Peu de temps après avoir débuté le travail, l’intimidation a pratiquement commencée immédiatement de la part du nouveau superviseur qui m’a été assigné. Il m’a maltraité pour ne pas parler français, crier après, lancer des outils près de moi menaçant mon intégrité. J’ai eu une rencontre avec l’employeur et j’ai parlé de la situation problématique. Ensuite, ma probation a été prolongé contrairement aux autres travailleurs temporaires ayant commencé en même temps que moi, mais n’ayant rien dit au sujet de ce superviseur. L’employeur m’a fait signer la prolongation sans que je sois pleinement au courant du contenu, car c’était avec une mauvaise traduction fournie par l’employeur. Je m’en suis rendu compte après en traduisant chez moi le document sur mon téléphone. La situation était très difficile psychologiquement et l’intimidation du superviseur s’est aggravée dans les semaines suivantes.

Quand l’employeur t’as avisé du congédiement et pour quel motif ?

À la toute fin de la période de ma deuxième probation à la fin mai 2020, soit après près de 7 mois de travail pour l’entreprise. La raison officielle est que je ne maîtrise pas assez le français bien que ce soit le cas pour les autres travailleurs temporaires.

Remarque d’Illusion Emploi : La raison officieuse ressemble fortement à un congédiement déguisé, c’est-à-dire que l’employeur au lieu de régler la question de l’intimidation du superviseur, a congédié le travailleur qui a parlé de la situation problématique.

Quelles difficultés as-tu affrontées et comment as-tu pu obtenir de l’appui ?

Une seule option était de retourner au pays, mais avec la pandémie cela était même impossible avec les aéroports fermés. Plusieurs semaines sans revenus, j’ai vécu beaucoup de détresse morale et psychologique sans connaître les démarches possibles et l’entreprise m’a donné aucune ressource ou informations. J’ai deux enfants dans mon pays qui comptaient sur mon travail ici et qui ont subi encore plus les conséquences de cette situation précaire et injuste. Le contexte de la crise sanitaire a appauvri beaucoup la population et la faim se fait sentir plus que jamais en Colombie et j’étais impuissant face à la situation.

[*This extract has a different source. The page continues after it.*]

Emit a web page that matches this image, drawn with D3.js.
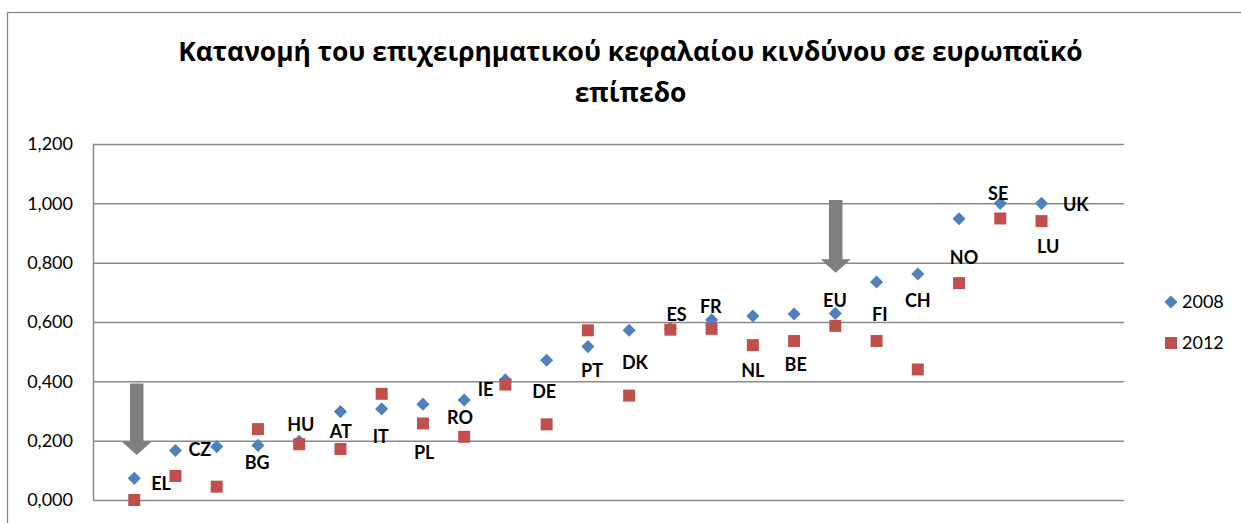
<!DOCTYPE html>
<html>
<head>
<meta charset="utf-8">
<script src="https://cdn.jsdelivr.net/npm/d3@7"></script>
<style>
  html, body { margin: 0; padding: 0; background: #fff; }
  svg { display: block; }
</style>
</head>
<body>
<div id="chart"></div>
<script>
// Κατανομή επιχειρηματικού κεφαλαίου κινδύνου – scatter 2008 vs 2012

const TITLE_LINES = ["Κατανομή του επιχειρηματικού κεφαλαίου κινδύνου σε ευρωπαϊκό", "επίπεδο"];
const SERIES = ["2008", "2012"];
const COLORS = ["#4F81BD", "#C0504D"];

// x position of each point (category slot on a 0..25 axis)
const POS = [1, 2, 3, 4, 5, 6, 7, 8, 9, 10, 11, 12, 13, 14, 15, 16, 17, 18, 19, 20, 21, 22, 23];
const V2008 = [0.073, 0.167, 0.180, 0.184, 0.198, 0.298, 0.307, 0.323, 0.337, 0.405, 0.471, 0.517,
               0.572, 0.578, 0.607, 0.620, 0.627, 0.629, 0.735, 0.762, 0.948, 1.000, 1.000];
const V2012 = [0.000, 0.081, 0.045, 0.239, 0.188, 0.172, 0.358, 0.258, 0.213, 0.389, 0.255, 0.572,
               0.352, 0.574, 0.577, 0.522, 0.536, 0.587, 0.536, 0.440, 0.731, 0.949, 0.940];

// country labels, placed (as in the original) at hand-moved spots given in data units
const COUNTRIES = ["EL", "CZ", "BG", "HU", "AT", "IT", "PL", "RO", "IE", "DE", "PT", "DK",
                   "ES", "FR", "NL", "BE", "EU", "FI", "CH", "NO", "SE", "LU", "UK"];
const LABEL_X = [1.65, 2.59, 3.98, 5.04, 6.01, 6.98, 8.03, 8.90, 9.52, 10.94, 12.10, 13.14,
                 14.15, 14.98, 16.00, 17.04, 17.99, 19.08, 20.00, 21.12, 21.95, 23.16, 23.83];
const LABEL_Y = [0.054, 0.169, 0.128, 0.253, 0.230, 0.213, 0.159, 0.279, 0.373, 0.367, 0.435, 0.463,
                 0.626, 0.652, 0.435, 0.457, 0.674, 0.624, 0.674, 0.818, 1.034, 0.854, 0.997];

const Y_TICKS = [0, 0.2, 0.4, 0.6, 0.8, 1.0, 1.2];

// the two grey "look here" arrows: [x, top value, tip value]
const ARROWS = [[1.06, 0.393, 0.152], [18.01, 1.011, 0.766]];

/* ── Layout ── */
const totalW = 1241, totalH = 523;
const margin = { top: 144, left: 93 };
const W = 1031, H = 356;

const svg = d3.select("#chart").append("svg")
  .attr("width", totalW).attr("height", totalH);

// chart area frame (runs off the right/bottom of the picture)
svg.append("rect")
  .attr("x", 7.5).attr("y", 12.5).attr("width", 1260).attr("height", 540)
  .attr("fill", "#fff").attr("stroke", "#868686").attr("stroke-width", 1.25);

/* ── Title ── */
const title = svg.append("text")
  .attr("text-anchor", "middle")
  .attr("font-family", "'Open Sans', 'Noto Sans', sans-serif")
  .attr("font-weight", "bold").attr("font-size", 24).attr("fill", "#000");
title.append("tspan").attr("x", 630.5).attr("y", 61).text(TITLE_LINES[0]);
title.append("tspan").attr("x", 630.5).attr("y", 102).text(TITLE_LINES[1]);
// fit line 1 to the width it has in the original
const w0 = title.select("tspan").node().getComputedTextLength();
title.attr("font-size", 24 * 905 / w0);

const g = svg.append("g").attr("transform", `translate(${margin.left},${margin.top})`);

/* ── Scales ── */
const x = d3.scaleLinear().domain([0, 25]).range([0, W]);
const y = d3.scaleLinear().domain([0, 1.2]).range([H, 0]);

const fmt = d3.formatLocale({ decimal: ",", thousands: ".", grouping: [3], currency: ["", "€"] }).format(".3f");

/* ── Grid + axis ── */
g.append("g")
  .call(d3.axisLeft(y).tickValues(Y_TICKS).tickSize(-W).tickFormat(""))
  .call(ax => {
    ax.select(".domain").remove();
    ax.selectAll("line").attr("stroke", "#8a8a8a").attr("stroke-width", 1.5);
  });

g.append("g")
  .call(d3.axisLeft(y).tickValues(Y_TICKS).tickSize(0).tickPadding(20).tickFormat(fmt))
  .call(ax => ax.select(".domain").attr("stroke", "#8a8a8a").attr("stroke-width", 1.5))
  .selectAll("text")
  .attr("font-family", "Lato, 'Open Sans', sans-serif").attr("font-size", 18).attr("fill", "#000");

/* ── Arrows ── */
const shaftW = 13.5, headW = 30, headL = 13.5;
g.selectAll("path.arrow")
  .data(ARROWS)
  .join("path")
  .attr("class", "arrow")
  .attr("fill", "#7f7f7f")
  .attr("d", ([xv, top, tip]) => {
    const cx = x(xv), y0 = y(top), y1 = y(tip), yh = y1 - headL;
    return `M${cx - shaftW / 2},${y0}H${cx + shaftW / 2}V${yh}H${cx + headW / 2}L${cx},${y1}L${cx - headW / 2},${yh}H${cx - shaftW / 2}Z`;
  });

/* ── Markers (2012 drawn over 2008) ── */
const diamond = d3.symbol().type(d3.symbolSquare).size(86);
const square = d3.symbol().type(d3.symbolSquare).size(144);

g.selectAll("path.s2008")
  .data(POS.map((p, i) => [p, V2008[i]]))
  .join("path")
  .attr("class", "s2008")
  .attr("d", diamond)
  .attr("transform", d => `translate(${x(d[0])},${y(d[1])}) rotate(45)`)
  .attr("fill", COLORS[0]);

g.selectAll("path.s2012")
  .data(POS.map((p, i) => [p, V2012[i]]))
  .join("path")
  .attr("class", "s2012")
  .attr("d", square)
  .attr("transform", d => `translate(${x(d[0])},${y(d[1])})`)
  .attr("fill", COLORS[1]);

/* ── Country labels ── */
g.selectAll("text.lbl")
  .data(COUNTRIES)
  .join("text")
  .attr("class", "lbl")
  .attr("x", (d, i) => x(LABEL_X[i]))
  .attr("y", (d, i) => y(LABEL_Y[i]))
  .attr("dy", "0.36em")
  .attr("text-anchor", "middle")
  .attr("font-family", "Lato, 'Open Sans', sans-serif")
  .attr("font-weight", "bold").attr("font-size", 18).attr("fill", "#000")
  .text(d => d);

/* ── Legend ── */
const legend = svg.append("g").attr("transform", "translate(1171,302)");
SERIES.forEach((s, i) => {
  const row = legend.append("g").attr("transform", `translate(0,${i * 41})`);
  row.append("path")
    .attr("d", i === 0 ? diamond : square)
    .attr("transform", i === 0 ? "rotate(45)" : null)
    .attr("fill", COLORS[i]);
  row.append("text").attr("x", 11).attr("dy", "0.36em")
    .attr("font-family", "Lato, 'Open Sans', sans-serif").attr("font-size", 18).attr("fill", "#000")
    .text(s);
});
</script>
</body>
</html>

Heureusement, j’ai eu l’appui miraculeux d’une dame de Sherbrooke originaire de mon pays et j’ai connu ensuite Illusion Emploi pour m’accompagner et m’informer sur les possibles voies pour travailler dans une autre entreprise. L’appui du fonds crée par le collectif Ensemble avec les personnes migrantes contre le racisme avec la contribution d’Illusion Emploi m’a grandement aidé dans cette période très difficile.

Que se passe-t-il maintenant ?

Je travaille depuis avril dernier pour une nouvelle entreprise de la région. Cette entreprise a fait les démarches d’EIMT (études d’impact sur le marché du travail) pour démontrer qu’elle ne trouvait personne pour combler des postes. J’ai eu le ok pour débuter moins d’un mois avant la fin de mon visa et j’attends toujours d’obtenir mon permis de travail temporaire, fermé avec cette nouvelle entreprise et cela se passe très bien.